#### [What is needed]
Nothing in the data should change when you return it, but leave the pictures out.

---*---

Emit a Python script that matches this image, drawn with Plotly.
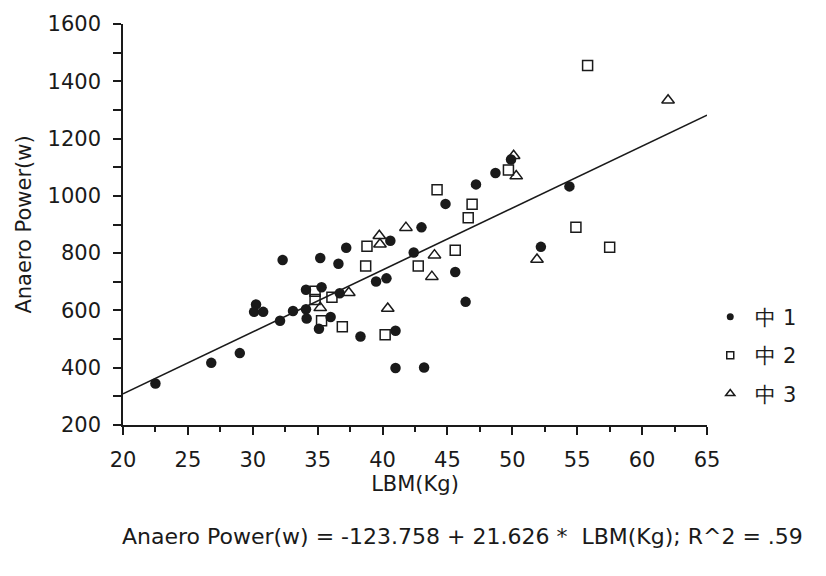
import plotly.graph_objects as go

# ---- data ----
g1_x = [22.5, 26.8, 29.0, 30.25, 30.1, 30.8, 32.1, 32.3, 33.1, 34.1, 34.1, 34.15, 35.2, 35.1,
        35.3, 36.0, 36.6, 36.7, 37.2, 38.3, 39.5, 40.3, 40.6, 41.0, 41.0, 43.2, 42.4, 43.0,
        45.6, 46.4, 44.85, 47.2, 48.7, 49.9, 54.4, 52.2]
g1_y = [345, 417, 451, 621, 595, 595, 564, 776, 598, 672, 604, 572, 783, 536,
        681, 577, 763, 660, 819, 509, 701, 712, 843, 529, 399, 401, 802, 890,
        734, 630, 972, 1040, 1080, 1127, 1033, 822]

g2_x = [34.8, 34.8, 35.3, 36.1, 36.9, 38.7, 38.8, 40.2, 42.75, 45.6, 44.2, 46.9, 46.6,
        49.7, 54.9, 55.8, 57.5]
g2_y = [667, 638, 564, 646, 543, 755, 824, 515, 755, 810, 1021, 971, 924,
        1090, 890, 1455, 821]

g3_x = [35.2, 37.4, 39.75, 39.8, 40.4, 41.8, 44.0, 43.8, 50.1, 50.3, 51.9, 62.0]
g3_y = [609, 662, 861, 831, 607, 889, 793, 718, 1140, 1069, 778, 1334]

group_names = ["中 1", "中 2", "中 3"]

intercept = -123.758
slope = 21.626
r2_text = ".59"
fit_x = [20, 65]
fit_y = [intercept + slope * v for v in fit_x]

x_ticks = [20, 25, 30, 35, 40, 45, 50, 55, 60, 65]
y_ticks = [200, 400, 600, 800, 1000, 1200, 1400, 1600]

FONT = "DejaVu Sans, Liberation Sans, Arial, sans-serif"
INK = "#1a1a1a"

fig = go.Figure()

fig.add_trace(go.Scatter(x=fit_x, y=fit_y, mode="lines",
                         line=dict(color=INK, width=1.6),
                         showlegend=False, hoverinfo="skip"))

styles = [
    dict(symbol="circle", size=10.5, color=INK),
    dict(symbol="square-open", size=10, color=INK, line=dict(width=1.5, color=INK)),
    dict(symbol="triangle-up-open", size=11, color=INK, line=dict(width=1.5, color=INK)),
]
legend_styles = [
    dict(symbol="circle", size=7, color=INK),
    dict(symbol="square-open", size=7, color=INK, line=dict(width=1.5, color=INK)),
    dict(symbol="triangle-up-open", size=8, color=INK, line=dict(width=1.5, color=INK)),
]
series = [(g1_x, g1_y), (g2_x, g2_y), (g3_x, g3_y)]
for i, ((xs, ys), name) in enumerate(zip(series, group_names)):
    fig.add_trace(go.Scatter(x=xs, y=ys, mode="markers", name=name,
                             legendgroup=f"g{i}", showlegend=False,
                             marker=styles[i]))
    # legend entry with the smaller legend symbol
    fig.add_trace(go.Scatter(x=[None], y=[None], mode="markers", name=name,
                             legendgroup=f"g{i}", showlegend=True,
                             marker=legend_styles[i], hoverinfo="skip"))

axis_common = dict(showline=True, linecolor=INK, linewidth=1.5, showgrid=False,
                   zeroline=False, ticks="outside", tickcolor=INK, tickwidth=1.5,
                   ticklen=8, tickfont=dict(family=FONT, size=21, color=INK))

fig.update_xaxes(range=[20, 65], tickvals=x_ticks, ticklabelstandoff=7,
                 minor=dict(dtick=2.5, ticks="outside", ticklen=5, tickcolor=INK, tickwidth=1.5),
                 title=dict(text="LBM(Kg)", font=dict(family=FONT, size=21, color=INK), standoff=2),
                 **axis_common)
fig.update_yaxes(range=[200, 1600], tickvals=y_ticks, ticklabelstandoff=8,
                 minor=dict(dtick=100, ticks="outside", ticklen=8, tickcolor=INK, tickwidth=1.5),
                 title=dict(text="Anaero Power(w)", font=dict(family=FONT, size=21, color=INK), standoff=10),
                 **axis_common)

fig.add_annotation(x=0.582, y=-0.277, xref="paper", yref="paper",
                   text=f"Anaero Power(w) = {intercept} + {slope} *  LBM(Kg); R^2 = {r2_text}",
                   showarrow=False, xanchor="center", yanchor="middle",
                   font=dict(family=FONT, size=22, color=INK))

fig.update_layout(
    width=826, height=576,
    margin=dict(l=123, r=119, t=17, b=151),
    paper_bgcolor="white", plot_bgcolor="white",
    font=dict(family=FONT, size=21, color=INK),
    legend=dict(x=0.997, y=0.32, xanchor="left", yanchor="top",
                font=dict(family=FONT, size=21, color=INK),
                tracegroupgap=8, itemwidth=40,
                bgcolor="rgba(0,0,0,0)"),
)

fig.write_html("out.html")
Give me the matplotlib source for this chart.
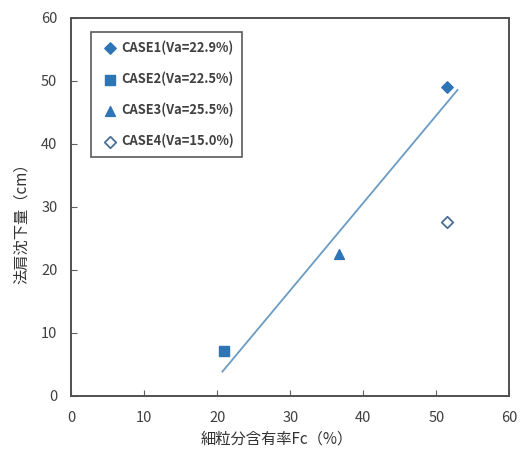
import matplotlib
matplotlib.use("Agg")
import matplotlib.pyplot as plt
import numpy as np

plt.rcParams['font.family'] = ['Noto Sans CJK JP', 'DejaVu Sans']

# data
case_labels = ['CASE1(Va=22.9%)', 'CASE2(Va=22.5%)', 'CASE3(Va=25.5%)', 'CASE4(Va=15.0%)']
fc = [51.4, 20.9, 36.7, 51.4]
settlement = [49.0, 7.1, 22.5, 27.6]
markers = ['D', 's', '^', 'D']
filled = [True, True, True, False]

# trend line end points
trend_x = [20.7, 52.9]
trend_y = [3.8, 48.5]

blue = '#2E75B6'

fig = plt.figure(figsize=(5.24, 4.5), dpi=100)
ax = fig.add_axes([0.136, 0.121, 0.836, 0.840])

ax.plot(trend_x, trend_y, color='#6A9BC3', lw=1.3, zorder=2)

sizes = [34, 60, 50, 34]
for x, y, lab, m, f, s in zip(fc, settlement, case_labels, markers, filled, sizes):
    if f:
        ax.scatter(x, y, marker=m, s=s, color=blue, label=lab, zorder=3)
    else:
        ax.scatter(x, y, marker=m, s=s, facecolor='white', edgecolor='#4A6F99',
                   linewidth=1.3, label=lab, zorder=3)

ax.set_xlim(0, 60)
ax.set_ylim(0, 60)
ax.set_xticks(np.arange(0, 61, 10))
ax.set_yticks(np.arange(0, 61, 10))
ax.tick_params(direction='in', length=4, color='#606060', labelsize=10.5, labelcolor='#404040')
ax.tick_params(axis='y', pad=10)
ax.tick_params(axis='x', pad=11)
for sp in ax.spines.values():
    sp.set_color('#505050')
    sp.set_linewidth(1.4)

ax.set_xlabel('細粒分含有率Fc（%）', fontsize=11, color='#333333')
ax.xaxis.set_label_coords(0.47, -0.092)
ax.set_ylabel('法肩沈下量（cm）', fontsize=11, color='#333333')
ax.yaxis.set_label_coords(-0.095, 0.465)

leg = ax.legend(loc='upper left', bbox_to_anchor=(0.045, 0.962), frameon=True, fancybox=False,
                prop={'size': 9.3, 'weight': 'bold'}, labelspacing=1.3, borderaxespad=0,
                handletextpad=0.1, handlelength=1.6, borderpad=0.65)
leg.get_frame().set_edgecolor('#303030')
leg.get_frame().set_linewidth(1.2)
for t in leg.get_texts():
    t.set_color('#404040')

fig.savefig('out.png', dpi=100)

---*---

#### [Exercise solution]
Emit a Python script that matches this image, drawn with Plotly.
import plotly.graph_objects as go

# ---- data ----
g1_x = [22.5, 26.8, 29.0, 30.25, 30.1, 30.8, 32.1, 32.3, 33.1, 34.1, 34.1, 34.15, 35.2, 35.1,
        35.3, 36.0, 36.6, 36.7, 37.2, 38.3, 39.5, 40.3, 40.6, 41.0, 41.0, 43.2, 42.4, 43.0,
        45.6, 46.4, 44.85, 47.2, 48.7, 49.9, 54.4, 52.2]
g1_y = [345, 417, 451, 621, 595, 595, 564, 776, 598, 672, 604, 572, 783, 536,
        681, 577, 763, 660, 819, 509, 701, 712, 843, 529, 399, 401, 802, 890,
        734, 630, 972, 1040, 1080, 1127, 1033, 822]

g2_x = [34.8, 34.8, 35.3, 36.1, 36.9, 38.7, 38.8, 40.2, 42.75, 45.6, 44.2, 46.9, 46.6,
        49.7, 54.9, 55.8, 57.5]
g2_y = [667, 638, 564, 646, 543, 755, 824, 515, 755, 810, 1021, 971, 924,
        1090, 890, 1455, 821]

g3_x = [35.2, 37.4, 39.75, 39.8, 40.4, 41.8, 44.0, 43.8, 50.1, 50.3, 51.9, 62.0]
g3_y = [609, 662, 861, 831, 607, 889, 793, 718, 1140, 1069, 778, 1334]

group_names = ["中 1", "中 2", "中 3"]

intercept = -123.758
slope = 21.626
r2_text = ".59"
fit_x = [20, 65]
fit_y = [intercept + slope * v for v in fit_x]

x_ticks = [20, 25, 30, 35, 40, 45, 50, 55, 60, 65]
y_ticks = [200, 400, 600, 800, 1000, 1200, 1400, 1600]

FONT = "DejaVu Sans, Liberation Sans, Arial, sans-serif"
INK = "#1a1a1a"

fig = go.Figure()

fig.add_trace(go.Scatter(x=fit_x, y=fit_y, mode="lines",
                         line=dict(color=INK, width=1.6),
                         showlegend=False, hoverinfo="skip"))

styles = [
    dict(symbol="circle", size=10.5, color=INK),
    dict(symbol="square-open", size=10, color=INK, line=dict(width=1.5, color=INK)),
    dict(symbol="triangle-up-open", size=11, color=INK, line=dict(width=1.5, color=INK)),
]
legend_styles = [
    dict(symbol="circle", size=7, color=INK),
    dict(symbol="square-open", size=7, color=INK, line=dict(width=1.5, color=INK)),
    dict(symbol="triangle-up-open", size=8, color=INK, line=dict(width=1.5, color=INK)),
]
series = [(g1_x, g1_y), (g2_x, g2_y), (g3_x, g3_y)]
for i, ((xs, ys), name) in enumerate(zip(series, group_names)):
    fig.add_trace(go.Scatter(x=xs, y=ys, mode="markers", name=name,
                             legendgroup=f"g{i}", showlegend=False,
                             marker=styles[i]))
    # legend entry with the smaller legend symbol
    fig.add_trace(go.Scatter(x=[None], y=[None], mode="markers", name=name,
                             legendgroup=f"g{i}", showlegend=True,
                             marker=legend_styles[i], hoverinfo="skip"))

axis_common = dict(showline=True, linecolor=INK, linewidth=1.5, showgrid=False,
                   zeroline=False, ticks="outside", tickcolor=INK, tickwidth=1.5,
                   ticklen=8, tickfont=dict(family=FONT, size=21, color=INK))

fig.update_xaxes(range=[20, 65], tickvals=x_ticks, ticklabelstandoff=7,
                 minor=dict(dtick=2.5, ticks="outside", ticklen=5, tickcolor=INK, tickwidth=1.5),
                 title=dict(text="LBM(Kg)", font=dict(family=FONT, size=21, color=INK), standoff=2),
                 **axis_common)
fig.update_yaxes(range=[200, 1600], tickvals=y_ticks, ticklabelstandoff=8,
                 minor=dict(dtick=100, ticks="outside", ticklen=8, tickcolor=INK, tickwidth=1.5),
                 title=dict(text="Anaero Power(w)", font=dict(family=FONT, size=21, color=INK), standoff=10),
                 **axis_common)

fig.add_annotation(x=0.582, y=-0.277, xref="paper", yref="paper",
                   text=f"Anaero Power(w) = {intercept} + {slope} *  LBM(Kg); R^2 = {r2_text}",
                   showarrow=False, xanchor="center", yanchor="middle",
                   font=dict(family=FONT, size=22, color=INK))

fig.update_layout(
    width=826, height=576,
    margin=dict(l=123, r=119, t=17, b=151),
    paper_bgcolor="white", plot_bgcolor="white",
    font=dict(family=FONT, size=21, color=INK),
    legend=dict(x=0.997, y=0.32, xanchor="left", yanchor="top",
                font=dict(family=FONT, size=21, color=INK),
                tracegroupgap=8, itemwidth=40,
                bgcolor="rgba(0,0,0,0)"),
)

fig.write_html("out.html")
Give me the matplotlib source for this chart.
import matplotlib
matplotlib.use("Agg")
import matplotlib.pyplot as plt
import numpy as np

plt.rcParams['font.family'] = ['Noto Sans CJK JP', 'DejaVu Sans']

# data
case_labels = ['CASE1(Va=22.9%)', 'CASE2(Va=22.5%)', 'CASE3(Va=25.5%)', 'CASE4(Va=15.0%)']
fc = [51.4, 20.9, 36.7, 51.4]
settlement = [49.0, 7.1, 22.5, 27.6]
markers = ['D', 's', '^', 'D']
filled = [True, True, True, False]

# trend line end points
trend_x = [20.7, 52.9]
trend_y = [3.8, 48.5]

blue = '#2E75B6'

fig = plt.figure(figsize=(5.24, 4.5), dpi=100)
ax = fig.add_axes([0.136, 0.121, 0.836, 0.840])

ax.plot(trend_x, trend_y, color='#6A9BC3', lw=1.3, zorder=2)

sizes = [34, 60, 50, 34]
for x, y, lab, m, f, s in zip(fc, settlement, case_labels, markers, filled, sizes):
    if f:
        ax.scatter(x, y, marker=m, s=s, color=blue, label=lab, zorder=3)
    else:
        ax.scatter(x, y, marker=m, s=s, facecolor='white', edgecolor='#4A6F99',
                   linewidth=1.3, label=lab, zorder=3)

ax.set_xlim(0, 60)
ax.set_ylim(0, 60)
ax.set_xticks(np.arange(0, 61, 10))
ax.set_yticks(np.arange(0, 61, 10))
ax.tick_params(direction='in', length=4, color='#606060', labelsize=10.5, labelcolor='#404040')
ax.tick_params(axis='y', pad=10)
ax.tick_params(axis='x', pad=11)
for sp in ax.spines.values():
    sp.set_color('#505050')
    sp.set_linewidth(1.4)

ax.set_xlabel('細粒分含有率Fc（%）', fontsize=11, color='#333333')
ax.xaxis.set_label_coords(0.47, -0.092)
ax.set_ylabel('法肩沈下量（cm）', fontsize=11, color='#333333')
ax.yaxis.set_label_coords(-0.095, 0.465)

leg = ax.legend(loc='upper left', bbox_to_anchor=(0.045, 0.962), frameon=True, fancybox=False,
                prop={'size': 9.3, 'weight': 'bold'}, labelspacing=1.3, borderaxespad=0,
                handletextpad=0.1, handlelength=1.6, borderpad=0.65)
leg.get_frame().set_edgecolor('#303030')
leg.get_frame().set_linewidth(1.2)
for t in leg.get_texts():
    t.set_color('#404040')

fig.savefig('out.png', dpi=100)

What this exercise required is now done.